Варианты есть. Например, можно признать вслед за Киевом, что это – "русско-украинская война". В сущности, Украина ставит так вопрос в одностороннем порядке уже давно. Еще в 1992 году офицеров советского ЧФ при вербовке в ВМС Украины спрашивали: "Вы готовы воевать с Россией?". Теперь этот вопрос поставлен перед остальными жителями страны. По ответившим "да" стреляют ополченцы, по ответившим "нет" — украинская армия.

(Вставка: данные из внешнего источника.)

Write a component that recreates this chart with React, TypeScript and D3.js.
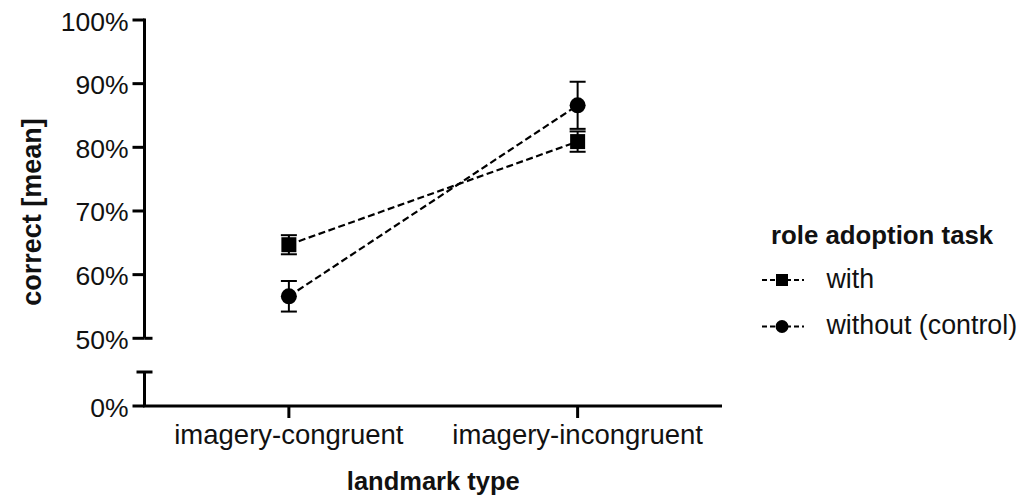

Но Украина, в отличие от России, может быть национальным государством, хотя и она, как мы все видим, платит за это территориями. РФ же подобные декларации не только мешают добиваться реальных целей (воссоздание буржуазной империи), но и чреваты распадом. И, опять же, это вряд ли притянет украинских пассионариев.
Вот потому-то "Русская весна" и нема. Белая риторика, возможно, отвечает ее задачам, но отталкивает бедных и нерусских. Красная привлекательна для большинства, но противоречит необъявленным целям. В результате у российского агитпропа нет своего мифа, нет военного лексикона, просто нет слов. И он блуждает в трех соснах — между выхолощенным казенным антифашизмом, православным глэм-роком и стоками западного медиамаркета.